Fixating on DPI numbers without understanding pixel dimensions is one of the most common mistakes both in design and photography. A 500×500 pixel image “at 300 DPI” will still print as a tiny 1.67-inch square. The DPI label doesn’t magically create detail that isn’t there.
What creates quality is having enough pixels at the right dimensions for your intended output. Vector-based graphics sidestep the whole issue entirely since they scale to any size without resolution loss, making them the better choice for logos that need to look sharp at every scale from favicon to billboard.
Common Questions About DPI
What does DPI stand for?
DPI stands for dots per inch. It measures how many individual dots a printer, scanner, or display can place within a single linear inch. Higher dot density produces sharper, more detailed output on paper or other physical media.
What is a good DPI for printing?
300 DPI is the industry standard for professional print quality. At this density, individual dots become invisible to the naked eye at normal viewing distances. Images with text should use 400 DPI for cleaner letterforms.
Is DPI the same as PPI?
No. DPI refers to physical ink dots from a printer. PPI (pixels per inch) describes pixel density in digital images and screens. People use them interchangeably, but they measure different things in different contexts.
Does DPI matter for web images?
Not at all. Browsers completely ignore the DPI metadata tag. Only pixel dimensions and file size affect how images display on screen. A 1920×1080 image looks identical whether tagged at 72 or 300 DPI.
What DPI should I use for scanning documents?
Use 300 DPI for standard office documents and OCR processing. For archival scanning or photos, bump it up to 600 DPI or higher. Higher resolution captures more detail but produces significantly larger files.
What is mouse DPI in gaming?
Mouse DPI measures how many pixels the cursor moves per inch of physical hand movement.

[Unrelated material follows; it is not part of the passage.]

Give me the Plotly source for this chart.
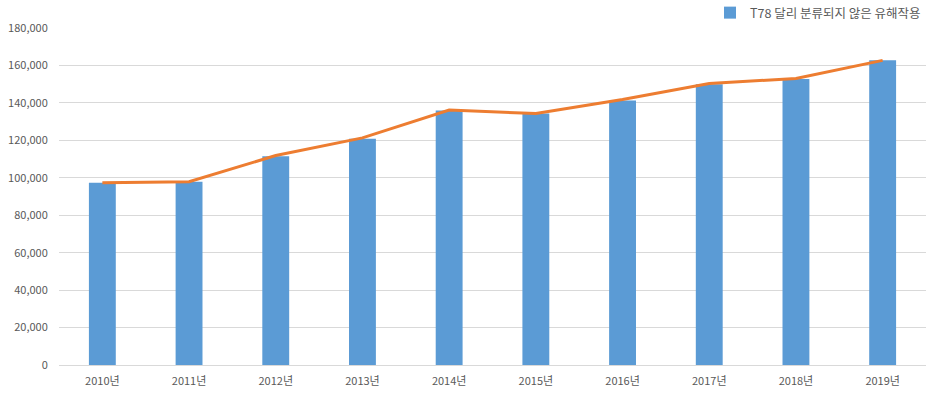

Most competitive FPS players use 400 to 800 DPI for precision aiming, despite gaming mice advertising 25,000+ DPI capabilities.
Can I increase an image’s DPI to improve quality?
Changing the DPI label alone does nothing. It just relabels the metadata without adding pixels. To actually improve print quality, you need more pixels through resampling, recapturing at higher resolution, or using vector-based formats that scale without loss.
Why is 72 DPI associated with screens?
The original 1984 Apple Macintosh had a 72 PPI display where one pixel equaled one typographic point. That number became common advice for “screen resolution.” Modern displays range from 90 to over 460 PPI, making 72 irrelevant.
What DPI do large format printers use?
Billboards need only 20 to 50 DPI because viewers stand far away. Trade show banners work at 150 DPI. The required resolution drops as viewing distance increases, since the human eye can’t resolve fine detail from afar.
Does higher DPI always mean better quality?
Not necessarily. Beyond 300 DPI for standard prints, the human eye stops noticing improvement. Extremely high DPI settings increase file sizes and processing time without visible benefit at typical viewing distances.
Conclusion
Understanding what is DPI (dots per inch) comes down to knowing where it applies and where it doesn’t. In printing and scanning, it directly controls output sharpness. On screens and websites, it’s just a metadata tag that browsers skip entirely.
The 300 DPI standard for print resolution exists because of how halftone screening and human visual perception interact. That number hasn’t changed in decades, and it probably won’t.
For mouse sensitivity, most competitive players stick between 400 and 800 regardless of what the sensor can technically handle.
Stop chasing higher DPI numbers. Focus on having enough pixel dimensions for your intended output, choosing the right image format and compression, and matching your settings to the actual viewing distance. That’s where quality lives.